§ Exercise:
Copy each line of the records that contains the word "draw".

§ Task input:

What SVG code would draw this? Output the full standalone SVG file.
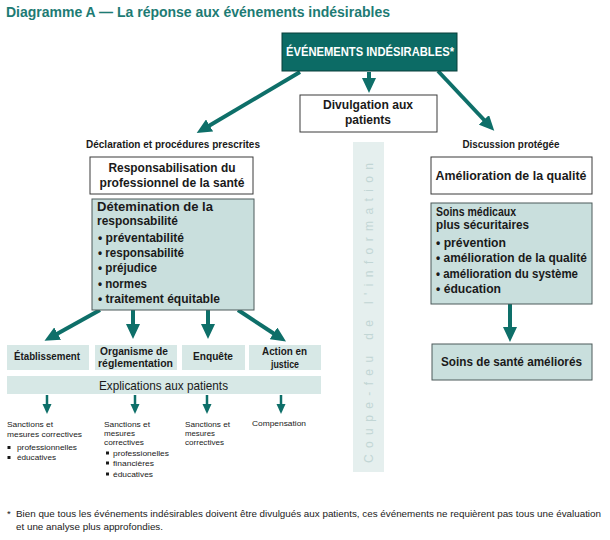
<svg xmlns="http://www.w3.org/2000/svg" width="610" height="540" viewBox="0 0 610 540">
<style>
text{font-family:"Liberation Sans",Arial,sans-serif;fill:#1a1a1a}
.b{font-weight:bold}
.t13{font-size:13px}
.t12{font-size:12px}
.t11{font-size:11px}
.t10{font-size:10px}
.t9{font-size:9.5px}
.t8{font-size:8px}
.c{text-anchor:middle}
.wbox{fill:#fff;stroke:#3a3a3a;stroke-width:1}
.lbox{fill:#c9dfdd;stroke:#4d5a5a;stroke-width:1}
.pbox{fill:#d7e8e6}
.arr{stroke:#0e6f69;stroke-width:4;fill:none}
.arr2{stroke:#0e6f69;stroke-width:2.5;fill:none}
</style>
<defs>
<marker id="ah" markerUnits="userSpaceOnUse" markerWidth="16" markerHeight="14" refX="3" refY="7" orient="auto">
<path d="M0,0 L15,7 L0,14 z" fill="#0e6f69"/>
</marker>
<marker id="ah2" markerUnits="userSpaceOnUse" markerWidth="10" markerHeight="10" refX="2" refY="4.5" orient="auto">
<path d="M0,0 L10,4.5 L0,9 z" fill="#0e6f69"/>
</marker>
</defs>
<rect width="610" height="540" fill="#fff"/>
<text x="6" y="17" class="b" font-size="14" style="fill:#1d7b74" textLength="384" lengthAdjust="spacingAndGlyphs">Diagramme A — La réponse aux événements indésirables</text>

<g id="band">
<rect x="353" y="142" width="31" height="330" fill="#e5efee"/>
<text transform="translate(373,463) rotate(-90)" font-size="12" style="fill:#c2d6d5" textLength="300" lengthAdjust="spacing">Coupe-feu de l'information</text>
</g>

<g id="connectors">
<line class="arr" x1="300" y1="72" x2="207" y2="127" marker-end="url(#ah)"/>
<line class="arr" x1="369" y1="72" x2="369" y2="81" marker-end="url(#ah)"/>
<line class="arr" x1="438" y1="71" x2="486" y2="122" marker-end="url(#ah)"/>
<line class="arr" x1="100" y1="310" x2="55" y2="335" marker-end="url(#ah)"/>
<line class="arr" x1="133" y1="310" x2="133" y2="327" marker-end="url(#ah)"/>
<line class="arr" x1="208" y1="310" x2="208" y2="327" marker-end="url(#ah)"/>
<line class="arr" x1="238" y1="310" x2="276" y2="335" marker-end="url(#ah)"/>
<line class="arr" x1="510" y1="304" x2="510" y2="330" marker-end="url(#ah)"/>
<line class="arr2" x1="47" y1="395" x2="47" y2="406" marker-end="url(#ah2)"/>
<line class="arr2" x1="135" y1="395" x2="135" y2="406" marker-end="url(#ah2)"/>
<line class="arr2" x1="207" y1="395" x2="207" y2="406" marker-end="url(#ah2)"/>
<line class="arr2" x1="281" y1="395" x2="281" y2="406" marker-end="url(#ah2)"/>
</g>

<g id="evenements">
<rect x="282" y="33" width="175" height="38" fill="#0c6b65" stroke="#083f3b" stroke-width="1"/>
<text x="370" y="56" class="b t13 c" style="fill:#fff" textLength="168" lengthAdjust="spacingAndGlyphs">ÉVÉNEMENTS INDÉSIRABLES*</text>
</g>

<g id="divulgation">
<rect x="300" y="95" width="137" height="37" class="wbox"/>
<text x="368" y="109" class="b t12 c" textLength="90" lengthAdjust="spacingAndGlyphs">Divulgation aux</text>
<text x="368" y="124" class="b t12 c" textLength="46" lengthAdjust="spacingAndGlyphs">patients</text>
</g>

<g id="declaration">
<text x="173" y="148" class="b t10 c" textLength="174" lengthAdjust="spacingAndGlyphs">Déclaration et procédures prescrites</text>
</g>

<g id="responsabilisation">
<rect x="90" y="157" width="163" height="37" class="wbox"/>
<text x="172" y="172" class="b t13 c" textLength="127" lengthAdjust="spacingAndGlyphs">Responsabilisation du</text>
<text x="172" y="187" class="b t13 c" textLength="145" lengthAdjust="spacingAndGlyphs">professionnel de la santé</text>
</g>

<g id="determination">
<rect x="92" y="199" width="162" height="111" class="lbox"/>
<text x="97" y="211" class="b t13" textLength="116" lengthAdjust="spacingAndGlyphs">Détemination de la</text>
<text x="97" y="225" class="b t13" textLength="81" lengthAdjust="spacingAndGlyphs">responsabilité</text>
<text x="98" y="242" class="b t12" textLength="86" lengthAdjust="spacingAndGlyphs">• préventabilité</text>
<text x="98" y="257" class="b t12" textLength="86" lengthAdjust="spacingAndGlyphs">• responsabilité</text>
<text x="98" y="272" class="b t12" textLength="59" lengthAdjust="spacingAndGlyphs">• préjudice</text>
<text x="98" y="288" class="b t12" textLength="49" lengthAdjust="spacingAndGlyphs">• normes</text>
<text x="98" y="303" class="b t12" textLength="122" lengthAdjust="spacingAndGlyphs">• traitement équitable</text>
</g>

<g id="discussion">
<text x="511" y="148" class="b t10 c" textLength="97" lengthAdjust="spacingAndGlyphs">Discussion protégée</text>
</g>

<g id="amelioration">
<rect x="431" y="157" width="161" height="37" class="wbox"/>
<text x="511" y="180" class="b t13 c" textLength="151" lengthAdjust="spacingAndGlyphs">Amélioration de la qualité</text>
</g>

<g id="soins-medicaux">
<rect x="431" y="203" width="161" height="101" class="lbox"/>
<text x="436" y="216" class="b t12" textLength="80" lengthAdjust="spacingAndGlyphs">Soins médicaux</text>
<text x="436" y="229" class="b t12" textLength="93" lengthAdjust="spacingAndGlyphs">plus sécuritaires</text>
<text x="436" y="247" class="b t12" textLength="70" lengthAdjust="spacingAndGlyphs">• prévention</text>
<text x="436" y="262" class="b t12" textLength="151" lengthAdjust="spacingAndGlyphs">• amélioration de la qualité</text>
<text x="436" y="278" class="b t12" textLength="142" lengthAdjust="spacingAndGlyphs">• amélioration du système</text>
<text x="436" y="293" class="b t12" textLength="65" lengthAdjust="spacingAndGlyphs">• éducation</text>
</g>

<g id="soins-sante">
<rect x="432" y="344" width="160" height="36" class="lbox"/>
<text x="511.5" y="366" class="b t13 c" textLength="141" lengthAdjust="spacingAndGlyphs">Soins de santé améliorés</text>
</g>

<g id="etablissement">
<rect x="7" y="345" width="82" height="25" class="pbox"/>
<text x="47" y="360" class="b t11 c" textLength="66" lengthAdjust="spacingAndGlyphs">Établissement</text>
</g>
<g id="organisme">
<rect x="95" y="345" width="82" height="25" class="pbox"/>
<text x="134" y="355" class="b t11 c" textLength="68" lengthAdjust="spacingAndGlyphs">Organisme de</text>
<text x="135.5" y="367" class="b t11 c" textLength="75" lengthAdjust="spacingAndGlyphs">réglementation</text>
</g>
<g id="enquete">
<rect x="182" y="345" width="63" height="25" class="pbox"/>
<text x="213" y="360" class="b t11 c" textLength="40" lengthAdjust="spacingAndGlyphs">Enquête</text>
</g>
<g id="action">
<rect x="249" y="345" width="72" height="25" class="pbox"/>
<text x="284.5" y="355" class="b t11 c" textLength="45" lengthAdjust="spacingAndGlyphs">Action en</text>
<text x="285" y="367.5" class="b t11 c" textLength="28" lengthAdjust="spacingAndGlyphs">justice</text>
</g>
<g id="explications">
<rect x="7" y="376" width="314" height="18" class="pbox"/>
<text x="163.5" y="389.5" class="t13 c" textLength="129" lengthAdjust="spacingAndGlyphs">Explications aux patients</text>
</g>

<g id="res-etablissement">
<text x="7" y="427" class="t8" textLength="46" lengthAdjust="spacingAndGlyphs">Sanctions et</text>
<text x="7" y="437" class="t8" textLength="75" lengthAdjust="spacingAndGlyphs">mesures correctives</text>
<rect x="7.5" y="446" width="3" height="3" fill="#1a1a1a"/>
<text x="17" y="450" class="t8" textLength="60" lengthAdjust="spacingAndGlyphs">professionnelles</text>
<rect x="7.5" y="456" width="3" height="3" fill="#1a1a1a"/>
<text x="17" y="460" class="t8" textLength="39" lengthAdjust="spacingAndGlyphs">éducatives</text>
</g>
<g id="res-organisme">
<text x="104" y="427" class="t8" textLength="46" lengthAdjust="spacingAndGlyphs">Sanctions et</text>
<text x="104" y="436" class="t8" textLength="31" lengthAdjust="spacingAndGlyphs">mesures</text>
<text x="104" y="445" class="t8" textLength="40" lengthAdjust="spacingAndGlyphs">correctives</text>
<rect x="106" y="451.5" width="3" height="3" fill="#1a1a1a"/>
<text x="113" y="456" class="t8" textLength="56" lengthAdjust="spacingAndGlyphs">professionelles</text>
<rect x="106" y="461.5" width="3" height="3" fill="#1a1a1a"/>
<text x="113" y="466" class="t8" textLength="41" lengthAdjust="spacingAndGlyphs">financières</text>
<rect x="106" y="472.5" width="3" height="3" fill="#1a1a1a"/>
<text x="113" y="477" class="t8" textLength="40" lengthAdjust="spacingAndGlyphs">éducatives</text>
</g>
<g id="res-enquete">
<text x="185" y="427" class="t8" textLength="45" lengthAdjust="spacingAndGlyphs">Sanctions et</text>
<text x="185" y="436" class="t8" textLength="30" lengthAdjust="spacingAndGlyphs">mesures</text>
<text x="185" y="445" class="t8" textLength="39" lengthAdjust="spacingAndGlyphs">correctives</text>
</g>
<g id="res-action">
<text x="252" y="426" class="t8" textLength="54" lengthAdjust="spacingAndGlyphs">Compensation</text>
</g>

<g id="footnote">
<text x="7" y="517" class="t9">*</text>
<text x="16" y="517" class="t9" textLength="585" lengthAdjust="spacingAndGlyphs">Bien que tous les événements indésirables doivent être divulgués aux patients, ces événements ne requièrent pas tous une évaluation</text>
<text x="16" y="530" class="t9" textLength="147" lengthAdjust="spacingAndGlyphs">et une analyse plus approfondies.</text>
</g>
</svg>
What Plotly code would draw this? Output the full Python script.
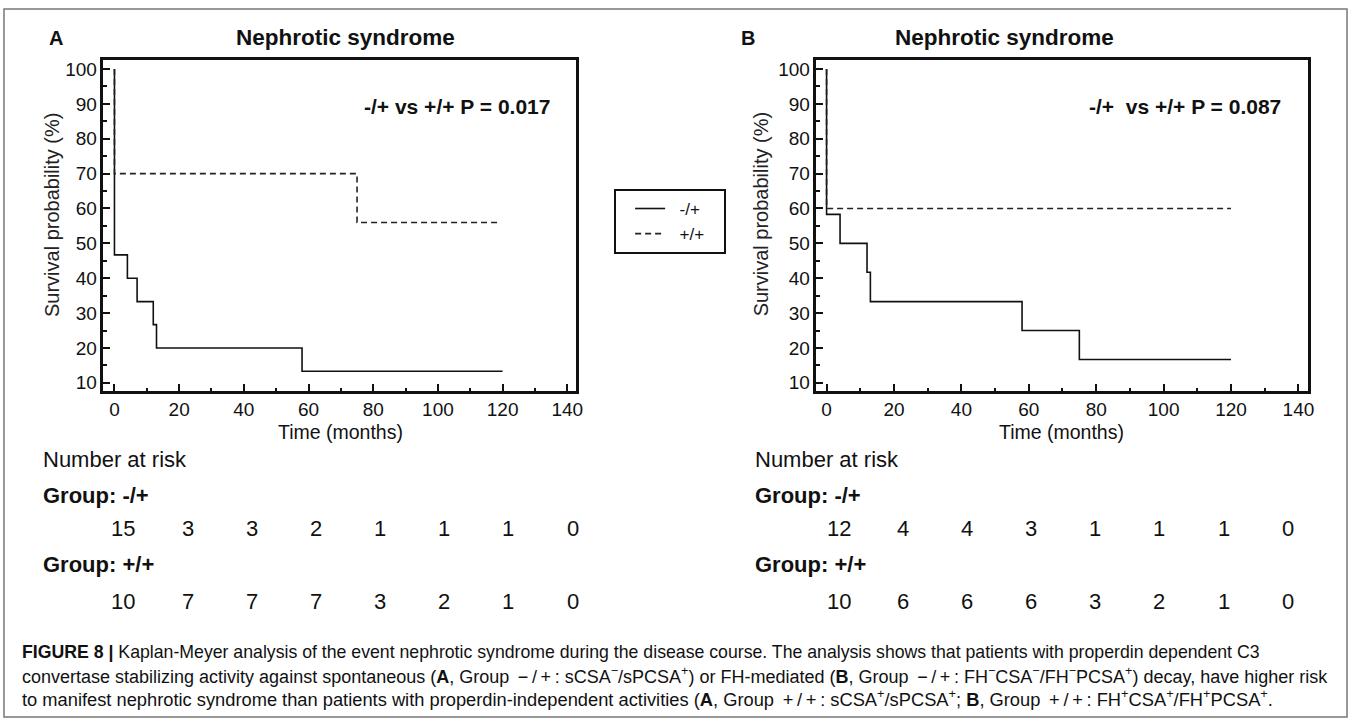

§ Response to this task:
What SVG code would draw this? Output the full standalone SVG file.
What Plotly code would draw this? Output the full Python script.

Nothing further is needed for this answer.